If you need something, make a clean request:
- “I’d like to hear from you once during the day if we’re both busy.”
- “I’m feeling disconnected lately. Can we make time this week to talk?”
- “I’m not into mixed signals. If you’re not sure about this, I’d rather know.”
Two things happen when you do this well. First, you find out whether the other person is actually able and willing to meet you. Second, you stop building a relationship on psychic detection, which is a terrible skill to rely on.
Concrete example: If you feel upset because your partner didn’t invite you somewhere, don’t punish them with coldness for three days. Say, “I would’ve liked to be included. Next time, please ask me.” That’s direct. It may feel awkward. It’s still better than acting like a disappointed Victorian ghost.
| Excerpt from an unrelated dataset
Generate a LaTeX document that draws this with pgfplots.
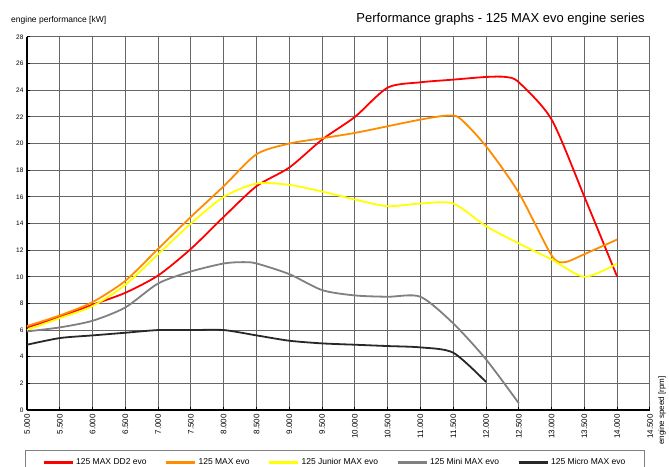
\documentclass[border=0pt]{standalone}
\usepackage{pgfplots}
\pgfplotsset{compat=1.18}
\usepackage{fontspec}
\setmainfont{Liberation Sans}
\definecolor{cRed}{RGB}{255,0,0}
\definecolor{cOrange}{RGB}{255,140,0}
\definecolor{cYellow}{RGB}{255,255,0}
\definecolor{cGray}{RGB}{128,128,128}
\definecolor{cBlack}{RGB}{40,40,40}
\begin{document}
\begin{tikzpicture}
\begin{axis}[
  scale only axis, width=623pt, height=373pt,
  xmin=5000, xmax=14500, ymin=0, ymax=28,
  xtick distance=500, ytick distance=2,
  scaled x ticks=false,
  /pgf/number format/assume math mode=true,
  xticklabel style={/pgf/number format/1000 sep={.}, /pgf/number format/fixed, rotate=90, anchor=east, inner sep=4pt, font=\fontsize{8}{9}\selectfont},
  yticklabel style={font=\fontsize{6.5}{7}\selectfont},
  axis x line*=bottom, axis y line*=left,
  axis line style={line width=1.8pt, black, -},
  tick style={black, line width=1pt},
  major tick length=3pt,
  grid=major,
  major grid style={black!60, line width=1pt},
  legend columns=5,
  legend style={at={(axis description cs:0.494,-0.107)}, anchor=north, draw=black!50, line width=0.7pt, font=\fontsize{8.5}{9}\selectfont, inner xsep=17pt, inner ysep=6pt, /tikz/every even column/.append style={column sep=16pt}},
  legend image code/.code={\draw[#1, line width=3pt] (0pt,0pt) -- (29pt,0pt);},
  every axis plot/.append style={line width=1.8pt, smooth, tension=0.45},
  clip=false,
]
\addplot[cRed] coordinates {(5000,6.2)(5500,7.0)(6000,7.9)(6500,8.8)(7000,10.1)(7500,12.1)(8000,14.5)(8500,16.8)(9000,18.2)(9500,20.3)(10000,22.0)(10500,24.2)(11000,24.6)(11500,24.8)(12000,25.0)(12300,25.0)(12500,24.6)(13000,21.8)(13500,16.0)(14000,10.0)};
\addlegendentry{125 MAX DD2 evo}
\addplot[cOrange] coordinates {(5000,6.3)(5500,7.1)(6000,8.1)(6500,9.7)(7000,12.1)(7500,14.5)(8000,16.8)(8500,19.2)(9000,20.0)(9500,20.4)(10000,20.8)(10500,21.3)(11000,21.8)(11400,22.1)(11600,21.9)(12000,19.8)(12500,16.3)(13000,11.6)(13200,11.1)(13500,11.7)(14000,12.8)};
\addlegendentry{125 MAX evo}
\addplot[cYellow] coordinates {(5000,6.0)(5500,6.9)(6000,7.8)(6500,9.4)(7000,11.7)(7500,14.0)(8000,16.0)(8500,17.0)(9000,16.9)(9500,16.4)(10000,15.8)(10500,15.3)(11000,15.5)(11500,15.5)(12000,13.8)(12500,12.5)(13000,11.3)(13500,10.0)(14000,11.0)};
\addlegendentry{125 Junior MAX evo}
\addplot[cGray] coordinates {(5000,5.9)(5500,6.2)(6000,6.7)(6500,7.7)(7000,9.5)(7500,10.4)(8000,11.0)(8300,11.1)(8500,11.0)(9000,10.2)(9500,9.0)(10000,8.6)(10500,8.5)(11000,8.5)(11500,6.5)(12000,3.8)(12500,0.5)};
\addlegendentry{125 Mini MAX evo}
\addplot[cBlack] coordinates {(5000,4.9)(5500,5.4)(6000,5.6)(6500,5.8)(7000,6.0)(7500,6.0)(8000,6.0)(8500,5.6)(9000,5.2)(9500,5.0)(10000,4.9)(10500,4.8)(11000,4.7)(11500,4.3)(12000,2.1)};
\addlegendentry{125 Micro MAX evo}
\end{axis}
\node[anchor=west, font=\fontsize{8.5}{9}\selectfont, inner sep=0pt] at (-16pt,390pt) {engine performance [kW]};
\node[anchor=east, font=\fontsize{13}{14}\selectfont, inner sep=0pt] at (618pt,391pt) {Performance graphs - 125 MAX evo engine series};
\node[rotate=90, anchor=north east, font=\fontsize{8}{9}\selectfont, inner sep=0pt] at (631pt,34pt) {engine speed [rpm]};
\pgfresetboundingbox
\path (-27pt,-56pt) rectangle (642pt,410pt);
\end{tikzpicture}
\end{document}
Learn to tolerate discomfort without making it weird
A lot of game-playing is really discomfort avoidance. You don’t like waiting, uncertainty, or the possibility of rejection, so you do something dramatic to get relief.
You send another text. You post a story to get their attention. You pick a fight so they’ll reassure you. You “forget” to mention something important because you want them to ask.
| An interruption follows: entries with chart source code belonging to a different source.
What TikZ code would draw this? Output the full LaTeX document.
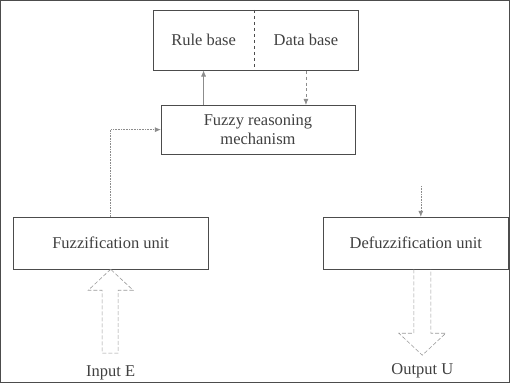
\documentclass[tikz,border=0pt]{standalone}
\usepackage{fontspec}
\setmainfont{Liberation Serif}
\usetikzlibrary{arrows.meta}
\begin{document}
\begin{tikzpicture}[x=1pt, y=-1pt,
  every path/.style={draw=black!70, line width=.06em},
  every node/.style={font={\fontsize{16.5}{19}\selectfont}, text=black!75, inner sep=0pt},
  box/.style={draw=black!70, rectangle, minimum height=52},
  arr/.style={draw=black!45, -{Latex[length=6,width=5]}},
  hollow/.style={draw=black!40, dashed, dash pattern=on 4pt off 2pt}]
\useasboundingbox (0,0) rectangle (510,382);
\node[minimum width=101, minimum height=60] (rule) at (203.5,40) {Rule base};
\node[minimum width=104, minimum height=60] (data) at (306,40) {Data base};
\draw (rule.north west) rectangle (data.south east);
\draw[dashed] (rule.north east) -- (rule.south east);
\node[box, minimum width=194, minimum height=49, align=center] (fuzzy) at (258,129.5) {Fuzzy reasoning\\mechanism};
\node[box, minimum width=195] (fuzzif) at (110.5,243) {Fuzzification unit};
\node[box, minimum width=186] (defuzz) at (416,243) {Defuzzification unit};
\coordinate (indef) at (421,186);
\node (input) at (110.5,373) {Input E};
\node (output) at (422.5,371) {Output U};
\draw[arr] (fuzzy.north -| rule.south) -- (rule.south);
\draw[arr, dashed] (data.south) -- (data.south |- fuzzy.north);
\draw[arr, densely dotted] (fuzzif.north) |- (fuzzy.west);
\draw[arr, densely dotted] (indef) -- (indef |- defuzz.north);
\draw[hollow] (fuzzif.south) -- ++(-22.5,21) -- ++(14,0) -- ++(0,63) -- ++(16,0) -- ++(0,-63) -- ++(15,0) -- cycle;
\draw[hollow] ([xshift=-2]defuzz.south) -- ++(0,64) -- ++(-15,0) -- ++(23.5,22) -- ++(23.5,-22) -- ++(-15,0) -- ++(0,-64);
\end{tikzpicture}
\end{document}
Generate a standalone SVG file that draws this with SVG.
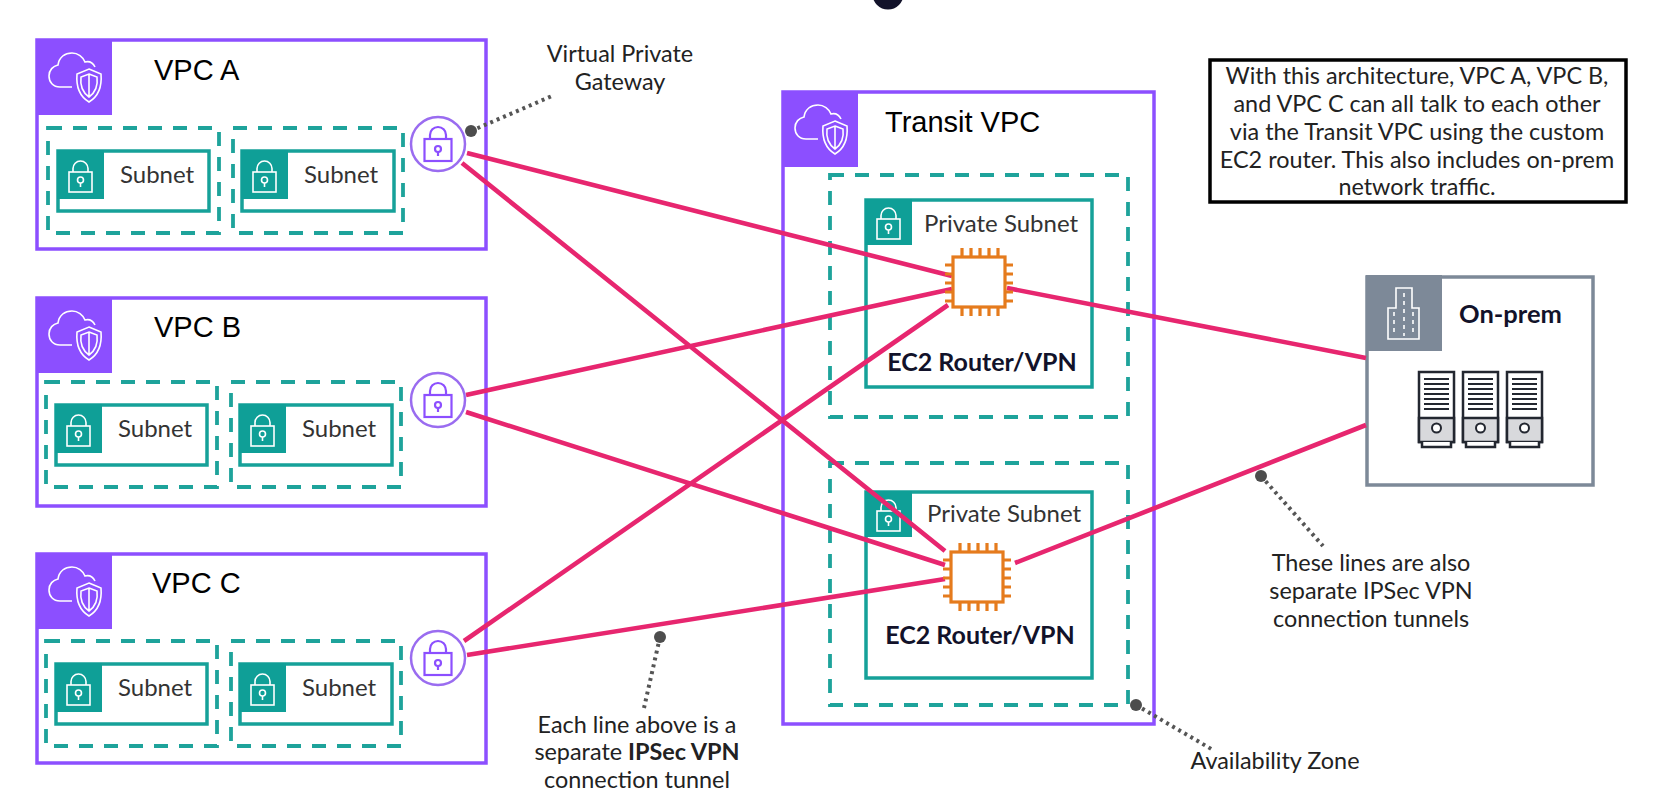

The fix is not becoming emotionless. The fix is learning to sit with the discomfort long enough to act cleanly.
Try this:
- Notice the urge to game.
- Pause for 20 minutes.
- Ask, “What do I actually want right now?”
- Choose the direct move, not the manipulative one.
Example: You want to know if they’re losing interest. The game move is to go cold and see if they chase. The direct move is to ask for clarity: “I feel like the energy has shifted. Am I imagining that?”
Another example: You feel jealous when they go out. The game move is to act detached and later make a pointed comment. The direct move is, “I noticed I got in my head tonight. I’m working through it, but I wanted to be honest.”
You do not need to perform your anxiety. You also do not need to act like you don’t have any.
Build trust with consistency, not theatrics
People often think games are about excitement. They’re not. They’re usually about insecurity dressed up as mystery.
Real attraction grows when your behavior becomes predictable in the best way:
- you say what you’ll do, then do it
- you don’t punish people for being honest
- you don’t disappear when you’re annoyed
- you don’t make affection feel like a reward system
Consistency is not boring. It’s calming. And calm is attractive when it’s paired with warmth, standards, and self-respect.
If you’re trying to stop playing games, watch for these habits:
- delaying replies to seem important
- flirting with others to trigger jealousy
- using ambiguity to keep options open while expecting commitment
- refusing to label feelings because it gives you leverage
- ending arguments with silence instead of resolution
Replace them with straightforward behavior:
- reply when you can
- tell the truth about your interest level
- discuss boundaries early
- own your moods instead of outsourcing them to your partner
- address conflict before it calcifies
One useful rule: if your behavior would make sense only if your goal is to create confusion, stop doing it.
Accept that honesty filters out the wrong people
Here’s the part people hate: stopping games will not keep every relationship alive.
Good. That’s the point.
Games sometimes “work” with people who are equally avoidant, insecure, or immature. You can get a temporary rush from chasing and being chased. But the relationship itself becomes exhausting. It’s all sparks and no foundation.
When you act honestly, some people will pull away. That doesn’t mean honesty failed. It means the relationship depended on distortion.
If you want the real thing, you need to be willing to hear:
- “I don’t want the same thing.”
- “I need more space than you do.”
- “I’m not ready for this level of commitment.”
- “I don’t feel the same way.”
That information is painful, but it’s useful. It saves you months of guessing and acting like a detective in your own love life.
Playing games keeps you busy. Honesty gets you answers.
Games make relationships feel powerful for a moment. Honesty makes them real, and real is where actual connection starts.